Autumn is still at it with her trickster hijinks, though. A few hours into our visit, we hear a light knock on the front door. I know before I know, because my friends live in a walk up and we don’t hear the buzzer, that it is the downstairs neighbors, the childless hipster couple that hosted a co-ed baby shower for our friends last November. The door swings open and I slip back to the place I was the first time I met them, at the baby shower, when my brain was circling the drain, when my anxiety had me curling in on myself and burning up with shame. In a moment, I am pacing this couple’s first floor apartment, which is artfully layered with plants and paintings and cat memorabilia that is somehow not tacky, and is laid out shotgun style so that I can dart into the dining room and finish the dregs of a few bottles of champagne while the guests are making onesies in the living room and then, when somebody wanders in for food, disappear into the kitchen to dissolve in self-loathing.

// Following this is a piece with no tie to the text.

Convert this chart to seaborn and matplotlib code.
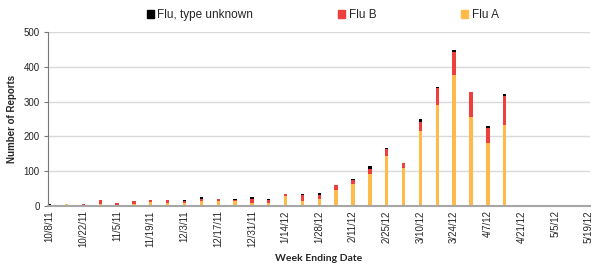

Last year, after the shower, I drove my family home and spent the rest of the day agitated, anxious, and insane.
This weekend, the specter of those same feelings rose up in my chest when this couple stepped into my perfect day and I found myself wanting to disappear into the bathroom, into the kitchen, into another disappointing high.
When I talk about addiction, I often refer to it as a black hole. Sometimes it is sticky, other times it is gaping, always it is in the context of how I scraped my way out.
But the truth is, when I think about my addiction, there are times when it the memory of it feels more like a safe corner. A heavy blanket. A womb. And while the gravity of the thing is relative, the pull is never stronger than in autumn. The world goes gray, the veil between past and present thins, and I forget where I am or why anybody would ever want to leave the place that is warm and close and easy.
The difference between this fall and all the others is that this time I tied a thick rope around my waist and told somebody to make sure to pull me back.